Millennium Court, Marriott Executive Apartments offers a choice of studio, one or two bedroom apartments ranging in size from 50 to 75 sqm. Each apartment has Internet access, flat screen television, DVD-player, high-speed Internet access, clock radio, individual air-conditioning, 'home office’ with double phone and fax lines, voice mail and private line. All 108 apartments offer a fully equipped American style kitchen with refrigerator, microwave and dishwasher.
The Courtyard Budapest City Center can be found in a building that is a combination of contemporary and traditional, with a beautifully restored historic facade. It is located close to the airport as well as in the center of the city, just steps away from the main public transportation lines and minutes away from the most important sights of the city.
Assumptions for 2010
For full year 2010, the company expects hotel occupancies to improve, although it said the pace of such improvement is difficult to predict. The company continues to expect that both domestic and international comparable systemwide REVPAR (Revenue Per Available Room) comparisons to the prior year will turn positive sometime in 2010.
For worldwide comparable systemwide hotels, the company assumes full year 2010 REVPAR will be down 2% to up 2% on a constant dollar basis with performance strengthening over the year. North American comparable systemwide REVPAR could be flat to down 3% in 2010, while REVPAR at comparable systemwide hotels outside North America could be flat to up 5%.
The company expects to open 25,000 to 30,000 rooms in 2010 as most hotels expected to open are already under construction or undergoing conversion from other brands.

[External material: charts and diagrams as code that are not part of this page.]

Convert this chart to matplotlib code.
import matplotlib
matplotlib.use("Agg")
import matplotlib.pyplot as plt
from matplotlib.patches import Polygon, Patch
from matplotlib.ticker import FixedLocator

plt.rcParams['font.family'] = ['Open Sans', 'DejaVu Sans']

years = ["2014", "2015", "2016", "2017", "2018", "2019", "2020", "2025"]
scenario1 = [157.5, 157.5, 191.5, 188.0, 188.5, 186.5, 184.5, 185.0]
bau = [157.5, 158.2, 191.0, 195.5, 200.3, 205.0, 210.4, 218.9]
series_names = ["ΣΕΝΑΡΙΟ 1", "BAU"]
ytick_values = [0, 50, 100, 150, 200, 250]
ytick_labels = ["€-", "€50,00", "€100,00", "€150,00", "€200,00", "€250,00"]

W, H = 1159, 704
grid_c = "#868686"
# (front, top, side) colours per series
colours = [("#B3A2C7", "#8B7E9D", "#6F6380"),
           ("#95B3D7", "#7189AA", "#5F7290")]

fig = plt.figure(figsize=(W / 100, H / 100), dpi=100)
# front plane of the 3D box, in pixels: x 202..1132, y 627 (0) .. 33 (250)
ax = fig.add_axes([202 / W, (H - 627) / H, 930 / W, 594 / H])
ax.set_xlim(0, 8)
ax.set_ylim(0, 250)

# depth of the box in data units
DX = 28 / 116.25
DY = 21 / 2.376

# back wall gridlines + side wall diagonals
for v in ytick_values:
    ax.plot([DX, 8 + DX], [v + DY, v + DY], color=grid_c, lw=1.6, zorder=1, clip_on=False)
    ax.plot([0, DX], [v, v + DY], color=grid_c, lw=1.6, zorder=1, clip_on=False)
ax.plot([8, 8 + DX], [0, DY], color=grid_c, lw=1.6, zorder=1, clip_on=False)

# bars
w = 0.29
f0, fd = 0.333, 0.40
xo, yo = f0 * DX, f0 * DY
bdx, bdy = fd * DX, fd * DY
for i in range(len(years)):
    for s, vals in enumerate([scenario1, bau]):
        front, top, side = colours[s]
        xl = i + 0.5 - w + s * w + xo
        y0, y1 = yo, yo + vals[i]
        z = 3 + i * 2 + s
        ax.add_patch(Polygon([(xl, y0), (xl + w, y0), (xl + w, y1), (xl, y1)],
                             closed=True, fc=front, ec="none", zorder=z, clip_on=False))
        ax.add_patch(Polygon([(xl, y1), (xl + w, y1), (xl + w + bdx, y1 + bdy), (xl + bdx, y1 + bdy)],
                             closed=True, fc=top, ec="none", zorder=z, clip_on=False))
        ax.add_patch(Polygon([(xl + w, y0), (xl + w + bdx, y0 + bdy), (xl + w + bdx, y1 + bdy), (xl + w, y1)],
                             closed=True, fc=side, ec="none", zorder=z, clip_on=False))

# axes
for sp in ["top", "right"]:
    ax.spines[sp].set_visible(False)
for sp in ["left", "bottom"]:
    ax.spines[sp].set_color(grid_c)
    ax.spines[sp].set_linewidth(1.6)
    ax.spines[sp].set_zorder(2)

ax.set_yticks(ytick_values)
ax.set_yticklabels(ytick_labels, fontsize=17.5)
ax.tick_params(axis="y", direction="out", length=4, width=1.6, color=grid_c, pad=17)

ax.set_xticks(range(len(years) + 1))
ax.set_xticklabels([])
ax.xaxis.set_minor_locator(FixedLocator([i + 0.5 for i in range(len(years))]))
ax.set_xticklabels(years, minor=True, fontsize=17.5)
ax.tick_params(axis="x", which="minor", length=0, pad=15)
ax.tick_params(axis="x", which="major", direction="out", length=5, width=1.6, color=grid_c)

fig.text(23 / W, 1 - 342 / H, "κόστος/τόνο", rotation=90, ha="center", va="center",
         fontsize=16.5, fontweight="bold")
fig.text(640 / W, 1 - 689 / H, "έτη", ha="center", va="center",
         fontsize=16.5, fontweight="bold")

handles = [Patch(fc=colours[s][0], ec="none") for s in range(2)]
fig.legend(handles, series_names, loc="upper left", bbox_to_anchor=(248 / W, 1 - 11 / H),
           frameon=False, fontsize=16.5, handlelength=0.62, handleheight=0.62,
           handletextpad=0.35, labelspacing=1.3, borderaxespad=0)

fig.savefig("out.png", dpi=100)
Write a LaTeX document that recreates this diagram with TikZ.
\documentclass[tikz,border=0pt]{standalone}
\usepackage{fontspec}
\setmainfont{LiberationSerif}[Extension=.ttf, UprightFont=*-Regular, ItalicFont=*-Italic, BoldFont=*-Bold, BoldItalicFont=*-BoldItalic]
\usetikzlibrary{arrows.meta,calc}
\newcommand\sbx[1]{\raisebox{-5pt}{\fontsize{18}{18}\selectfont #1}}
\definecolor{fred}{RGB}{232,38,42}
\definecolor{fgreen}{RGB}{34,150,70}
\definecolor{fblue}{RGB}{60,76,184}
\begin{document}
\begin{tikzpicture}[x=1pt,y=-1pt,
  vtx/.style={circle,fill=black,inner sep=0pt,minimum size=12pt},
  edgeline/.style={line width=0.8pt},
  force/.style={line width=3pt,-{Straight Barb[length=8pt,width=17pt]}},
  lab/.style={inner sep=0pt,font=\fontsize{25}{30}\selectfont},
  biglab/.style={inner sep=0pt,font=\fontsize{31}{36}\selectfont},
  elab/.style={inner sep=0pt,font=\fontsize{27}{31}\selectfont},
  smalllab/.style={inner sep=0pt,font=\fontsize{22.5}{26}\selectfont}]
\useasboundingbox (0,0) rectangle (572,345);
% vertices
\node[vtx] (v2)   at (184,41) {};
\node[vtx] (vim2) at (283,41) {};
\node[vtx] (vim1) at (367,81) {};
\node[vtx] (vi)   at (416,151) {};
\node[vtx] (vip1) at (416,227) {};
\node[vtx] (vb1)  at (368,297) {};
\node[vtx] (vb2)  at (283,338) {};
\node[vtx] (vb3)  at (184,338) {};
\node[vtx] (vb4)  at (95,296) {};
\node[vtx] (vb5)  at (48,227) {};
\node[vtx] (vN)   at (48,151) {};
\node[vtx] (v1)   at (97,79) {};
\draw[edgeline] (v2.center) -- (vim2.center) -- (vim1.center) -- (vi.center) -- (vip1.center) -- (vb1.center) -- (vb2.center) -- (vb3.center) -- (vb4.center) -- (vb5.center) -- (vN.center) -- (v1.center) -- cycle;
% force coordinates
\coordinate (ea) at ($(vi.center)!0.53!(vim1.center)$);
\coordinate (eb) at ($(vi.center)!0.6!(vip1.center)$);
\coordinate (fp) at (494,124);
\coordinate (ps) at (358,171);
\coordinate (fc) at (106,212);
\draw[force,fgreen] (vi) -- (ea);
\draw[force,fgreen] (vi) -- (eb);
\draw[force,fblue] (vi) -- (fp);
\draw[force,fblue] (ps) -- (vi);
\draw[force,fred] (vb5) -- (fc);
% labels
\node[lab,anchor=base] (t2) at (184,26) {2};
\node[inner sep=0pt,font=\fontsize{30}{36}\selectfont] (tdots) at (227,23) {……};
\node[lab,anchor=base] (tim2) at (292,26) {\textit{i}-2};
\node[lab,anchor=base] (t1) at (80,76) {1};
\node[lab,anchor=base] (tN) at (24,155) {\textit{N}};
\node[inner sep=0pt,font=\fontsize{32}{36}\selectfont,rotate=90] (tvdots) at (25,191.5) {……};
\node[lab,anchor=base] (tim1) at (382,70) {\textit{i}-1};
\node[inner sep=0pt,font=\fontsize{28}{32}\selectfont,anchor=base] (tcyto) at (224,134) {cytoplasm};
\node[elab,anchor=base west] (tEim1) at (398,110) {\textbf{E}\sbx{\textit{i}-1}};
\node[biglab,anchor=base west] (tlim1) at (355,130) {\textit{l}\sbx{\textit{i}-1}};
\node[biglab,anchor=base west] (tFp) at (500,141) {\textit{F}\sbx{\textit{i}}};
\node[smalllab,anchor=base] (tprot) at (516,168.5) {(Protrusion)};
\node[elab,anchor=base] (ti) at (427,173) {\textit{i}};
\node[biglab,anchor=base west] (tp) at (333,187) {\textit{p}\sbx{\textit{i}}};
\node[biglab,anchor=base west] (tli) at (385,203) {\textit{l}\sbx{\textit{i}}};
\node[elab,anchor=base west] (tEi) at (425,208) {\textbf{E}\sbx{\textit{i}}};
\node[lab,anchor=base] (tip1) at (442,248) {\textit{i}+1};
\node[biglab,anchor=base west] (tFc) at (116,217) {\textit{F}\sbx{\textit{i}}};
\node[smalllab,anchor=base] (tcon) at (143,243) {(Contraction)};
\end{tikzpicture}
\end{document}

"Given these assumptions, full year 2010 fee revenue could total USD 1,080 million to USD 1,120 million. The company expects that incentive management fees in 2010 would largely derive from international markets," Marriott said in its Q4 earnings report in mid-February.
The company expects investment spending in 2010 will total around USD 500 million, including capital expenditures totaling USD 150-200 million, of which maintenance capital spending could total USD 50 m.
"Investment spending will also include new mezzanine financing and mortgage loans, contract acquisition costs, and equity and other investments."